Обе оценки — и гоголевской комедии и драмы Полевого сделаны Булгариным в одной и той же статье — «Панорамический взгляд на современное состояние театров в Санкт-Петербурге или характеристические очерки театральной публики, драматических артистов и писателей» в «Репертуаре русского театра» за 1840 год том I.
Продолжим, однако, рассказ о переводе «Гамлета» Н. А. Полевого и о Мочалове в роли Гамлета.

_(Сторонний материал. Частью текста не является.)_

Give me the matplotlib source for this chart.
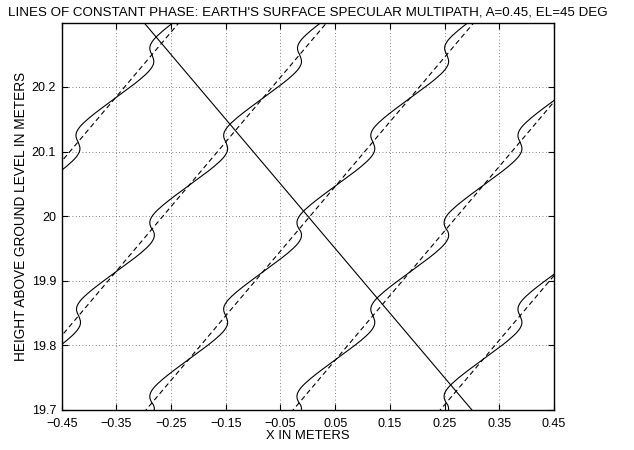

Ксенофонт Полевой в своих известных воспоминаниях так передает историю знакомства своего брата Николая с Мочаловым: «Николай Александрович призвал к себе актера Мочалова и предложил ему свой перевод даром для представления в его бенефис. Мочалов был актер с дарованием, с сильным чувством, но человек грубый, необразованный, неспособный собственными силами понимать Шекспира, потому что был совершенный невежда, и начитанность его ограничивалась ролями, которых играл он бесчисленное множество. При первом предложении моего брата он попятился, почти испугался и стал повторять общее тогда мнение, что Шекспир не годится для русской сцены. Брат мой старался объяснить ему, что он ошибается, польстил успехом самолюбию его, которое было неизмеримо, прочитал с с ним «Гамлета» и отдал ему свою рукопись для изучения. Через несколько времени Мочалов явился к нему, стал декламировать некоторые монологи Гамлета, и брат мой увидел, что он вовсе не понимает назначенной ему роли. Брат толковал ему, что тут надобно не декламировать, не бесноваться, а объяснять мысли и чувства, вложенные автором в слова. Он сам начал прочитывать ему каждое явление, со всеми возможными комментариями, выслушивал его чтение, поправлял, указывал, что и как должно быть произнесено, и, наконец, пробудил в этом даровитом человеке чувство и сознание. Мочалов, артист неподдельный, охотно приходил к нему советоваться во всем, касательно роли Гамлета, и следовал его советам, конечно, потому, что находил отголосок им в своей душе».